Now we drop this confiuration file into our apache configuration and restart it. For my distro of choice this can be done with the following:

mandark build $ sudo cp flatpak-apps.http.conf /etc/httpd/conf.d
mandark build $ sudo systemctl restart httpd

Next we need to boot up our test image with qemu. Before doing so, it might be a good idea to give qemu a slightly more generous amount of memory than the default 256 M. This can be done with the following commands:

mandark build $ sed -e 's/-m 256/-m 1024/' -i tmp-glibc/deploy/images/qemux86-64/refkit-image-minimal-flatpak-runtime-qemux86-64.qemuboot.conf

Once done, we can start our runtime image in qemu:

mandark build $ runqemu tmp-glibc/deploy/images/qemux86-64/refkit-image-minimal-flatpak-runtime-qemux86-64.qemuboot.conf 

This should boot the image in qemu and leave us with an emulated console with an automaically logged in root shell (and this is why you should use the debug-tweak feature only in your fully controlled and trusted development environment).

By default qemu uses a tap interface configured with 192.168.7.1 for the local end and 192.168.7.2 for the emulated host end. Hence, you should now be able to also log in to your qemu instance using ssh with the following command:

mandark build $ ssh [email protected]
Last login: Fri Feb 10 17:32:37 2017
************************************
*** This is a development image! ***
*** Do not use in production.    ***
************************************
root@qemux86-64:~#

If this works, copy the public key matching the private key you used to sign our vim flatpak repository.

mandark build $ scp refkit-image-minimal.pub [email protected]:

Let the runtime image know about our repository:

mandark build $ ssh [email protected]
Last login: Fri Feb 10 17:32:37 2017
************************************
*** This is a development image! ***
*** Do not use in production.    ***
************************************
root@qemux86-64:~# flatpak remote-add test --gpg-import=refkit-image-minimal.pub
http://192.168.7.1/apps/vim.flatpak
root@qemux86-64:~# flatpak remote-ls -d test
app/org.vim.vim/x86_64/master f15cb7341253

If all went fine and you were able to list the applications, you can now install vim as a flatpak:

root@qemux86-64:~# flatpak install test org.vim.vim
Installing: org.vim.vim/x86_64/master from test

131 metadata, 1637 content objects fetched; 10253 KiB transferred in 23 seconds 
root@qemux86-64:~# flatpak list -d
org.vim.vim/x86_64/master test f15cb7341253 - 29.4 MB system,current 

And finally, if everything went ok we should be able to test our vim flatpak:

root@qemux86-64:~# flatpak run org.vim.vim test-file
...edit and save something in the file...
root@qemux86-64:~# cat test-file 
The quick brown fox jumps over the lazy dog.

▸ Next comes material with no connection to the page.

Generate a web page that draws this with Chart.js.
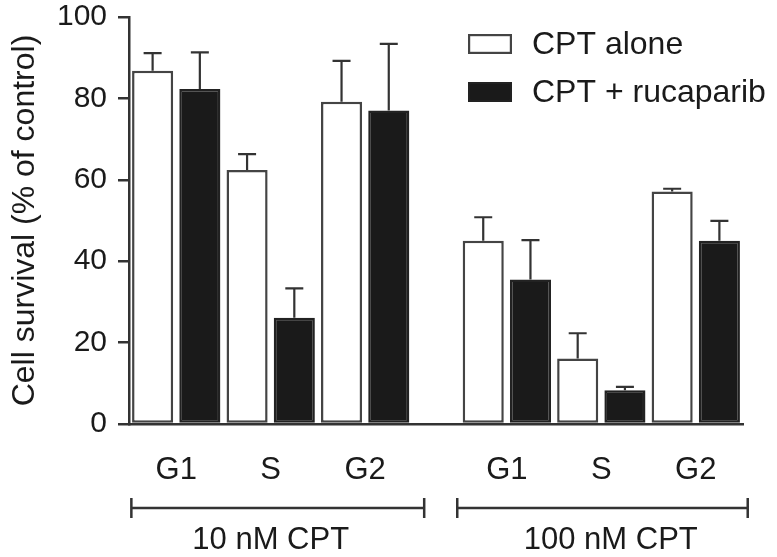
<!DOCTYPE html>
<html><head><meta charset="utf-8">
<script src="https://cdn.jsdelivr.net/npm/chart.js@4.4.1/dist/chart.umd.min.js"></script>
<style>html,body{margin:0;padding:0;background:#fff;}#wrap{width:777px;height:557px;}</style>
</head><body><div id="wrap"><canvas id="c" width="777" height="557"></canvas></div>
<script>
// ---- data ----
const categories = ['G1', 'S', 'G2', 'G1', 'S', 'G2'];
const groupLabels = ['10 nM CPT', '100 nM CPT'];
const seriesNames = ['CPT alone', 'CPT + rucaparib'];
const cptAlone = [86.8, 62.4, 79.2, 45.0, 16.1, 57.1];
const cptAloneErr = [4.3, 3.9, 10.0, 5.8, 6.2, 0.7];
const cptRuca = [82.3, 26.1, 77.0, 35.5, 8.3, 45.0];
const cptRucaErr = [9.0, 7.2, 16.4, 9.7, 0.8, 4.9];
const yTicks = [0, 20, 40, 60, 80, 100];

// ---- layout of bar slots (12 bars + 1 gap slot between the two groups) ----
const nSlots = 13;
const slotOf = i => 2 * i + (i >= 3 ? 1 : 0);
const slotLabels = Array.from({length: nSlots}, (_, k) => String(k));
const aloneData = Array(nSlots).fill(null);
const rucaData = Array(nSlots).fill(null);
const aloneErr = Array(nSlots).fill(null);
const rucaErr = Array(nSlots).fill(null);
categories.forEach((c, i) => {
  aloneData[slotOf(i)] = cptAlone[i]; aloneErr[slotOf(i)] = cptAloneErr[i];
  rucaData[slotOf(i) + 1] = cptRuca[i]; rucaErr[slotOf(i) + 1] = cptRucaErr[i];
});
const labelPos = categories.map((c, i) => slotOf(i) + 0.5);

const FONT = '"Liberation Sans", Arial, Helvetica, sans-serif';
const TXT = '#1a1a1a';
const LINE = '#333333';

const extras = {
  id: 'extras',
  afterDatasetsDraw(chart) {
    const ctx = chart.ctx;
    const ys = chart.scales.y;
    chart.data.datasets.forEach((ds, di) => {
      const meta = chart.getDatasetMeta(di);
      meta.data.forEach((bar, k) => {
        const v = ds.data[k];
        if (v == null) return;
        const e = ds.errors[k];
        const x = bar.x;
        const y0 = ys.getPixelForValue(v);
        const y1 = ys.getPixelForValue(v + e);
        ctx.save();
        ctx.strokeStyle = LINE; ctx.lineWidth = 2.2;
        ctx.beginPath();
        ctx.moveTo(x, y0); ctx.lineTo(x, y1);
        ctx.moveTo(x - 9, y1); ctx.lineTo(x + 9, y1);
        ctx.stroke();
        ctx.restore();
      });
    });
  },
  afterDraw(chart) {
    const ctx = chart.ctx;
    const xs = chart.scales.x2;
    const area = chart.chartArea;
    ctx.save();
    // legend
    const lx = 468, lw = 44, lh = 20;
    const rows = [44, 92];
    chart.data.datasets.forEach((ds, di) => {
      const cy = rows[di];
      ctx.fillStyle = ds.backgroundColor;
      ctx.fillRect(lx, cy - lh / 2, lw, lh);
      ctx.strokeStyle = ds.borderColor; ctx.lineWidth = 2.2;
      ctx.strokeRect(lx + 1.1, cy - lh / 2 + 1.1, lw - 2.2, lh - 2.2);
      ctx.fillStyle = TXT;
      ctx.font = '32px ' + FONT;
      ctx.textAlign = 'left'; ctx.textBaseline = 'middle';
      ctx.fillText(ds.label, 532, cy + 1);
    });
    // group brackets
    const brackets = [[-0.45, 5.75], [6.45, 12.6]];
    const centers = [2.5, 9.7];
    const by = area.bottom + 84;
    ctx.strokeStyle = LINE; ctx.lineWidth = 2.5;
    brackets.forEach((b, gi) => {
      const x0 = xs.getPixelForValue(b[0]), x1 = xs.getPixelForValue(b[1]);
      ctx.beginPath();
      ctx.moveTo(x0, by); ctx.lineTo(x1, by);
      ctx.moveTo(x0, by - 10); ctx.lineTo(x0, by + 10);
      ctx.moveTo(x1, by - 10); ctx.lineTo(x1, by + 10);
      ctx.stroke();
      ctx.fillStyle = TXT;
      ctx.font = '31px ' + FONT;
      ctx.textAlign = 'center'; ctx.textBaseline = 'middle';
      ctx.fillText(groupLabels[gi], xs.getPixelForValue(centers[gi]), by + 32);
    });
    ctx.restore();
  }
};

new Chart(document.getElementById('c'), {
  type: 'bar',
  data: {
    labels: slotLabels,
    datasets: [
      { label: seriesNames[0], data: aloneData, errors: aloneErr,
        backgroundColor: '#ffffff', borderColor: '#444444', borderWidth: 2.5, borderSkipped: false,
        grouped: false, categoryPercentage: 1, barPercentage: 0.87, xAxisID: 'x', yAxisID: 'y' },
      { label: seriesNames[1], data: rucaData, errors: rucaErr,
        backgroundColor: '#1a1a1a', borderColor: '#222222', borderWidth: 2.5, borderSkipped: false,
        grouped: false, categoryPercentage: 1, barPercentage: 0.87, xAxisID: 'x', yAxisID: 'y' }
    ]
  },
  options: {
    responsive: false, animation: false, devicePixelRatio: 1,
    layout: { padding: { top: 17, right: 34, bottom: 0, left: 0 } },
    plugins: { legend: { display: false }, tooltip: { enabled: false } },
    scales: {
      x: { type: 'category', display: false, offset: true },
      x2: {
        type: 'linear', position: 'bottom', min: -0.5, max: 12.5,
        offset: false, bounds: 'data',
        grid: { display: false, offset: false },
        border: { display: true, color: LINE, width: 2.5 },
        afterBuildTicks: s => { s.ticks = labelPos.map(v => ({ value: v })); },
        ticks: {
          autoSkip: false, maxRotation: 0, padding: 20, color: TXT,
          font: { family: FONT, size: 31 },
          callback: v => { const i = labelPos.indexOf(v); return i >= 0 ? categories[i] : ''; }
        },
        afterFit: s => { s.height = 133; s.paddingLeft = 0; s.paddingRight = 0; }
      },
      y: {
        min: 0, max: 100,
        afterBuildTicks: s => { s.ticks = yTicks.map(v => ({ value: v })); },
        ticks: { color: TXT, padding: 11, font: { family: FONT, size: 30 } },
        grid: { display: true, drawOnChartArea: false, drawTicks: true, tickLength: 11, color: LINE, lineWidth: 2.5 },
        border: { display: true, color: LINE, width: 2.5 },
        title: { display: true, text: 'Cell survival (% of control)', color: TXT,
                 font: { family: FONT, size: 32 }, padding: { top: 6, bottom: 0 } },
        afterFit: s => { s.width = 129; s.paddingTop = 0; s.paddingBottom = 0; }
      }
    }
  },
  plugins: [extras]
});
</script>
</body></html>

And that's it. If all this worked so far you're image is flatpak-enabled. It can pull in software from remote flatpak repositories, and you can build flatpak SDK runtimes which you can use to compile software and export it to flatpak repositories to be consumed by devices running a flatpak-enabled image.

Testing Flatpak-Based Application Support

In addition to the functionality directly offered by flatpak, meta-flatpak offers additional functionality, generally referred to as 'support for flatpak-based 3rd-party applications'.

In practice, this means a few conventions and a small daemon that uses libflatpak. The conventions in the current model/setup dictate that applications from a single provider are

  • published in a dedicated per-provider remote
  • associated with a dedicated per-provider system user, and
  • run in an automatically created seatless session for this user

The daemons task is to

  • monitor dedicated flatpak remotes,
  • install flatpak applications from these remotes,
  • pull in any available updates for installed applications, and
  • arrange for the applications to be started during system boot

Additionally, meta-flatpak offers a mechanism for pre-declaring a set of repositories for the images built. Devices running these images should start pulling in and running applications from these repositories without futher manual interventions.

meta-flatpak/flatpak-session defines a few additional pieces of possible flatpak metadata flatpak 3-rd party applications. These are:

  • X-Install (boolean): whether the application should be autoinstalled
  • X-Start (boolean): whether the application should be autostarted
  • X-Urgency (string): how urgent an update is, 'critical', 'important'

These keys should be in the Application section of the metadata file. You should tag applications that should be automatically installed and started in the dedicated users' session with X-Install=yes, and X-Start=yes. While currently these are the defaults in the absence of these keys, the defaults might change in the future. Explicitly stating these among the metadata prevents changes to the defaults from affecting the exhibited behavior.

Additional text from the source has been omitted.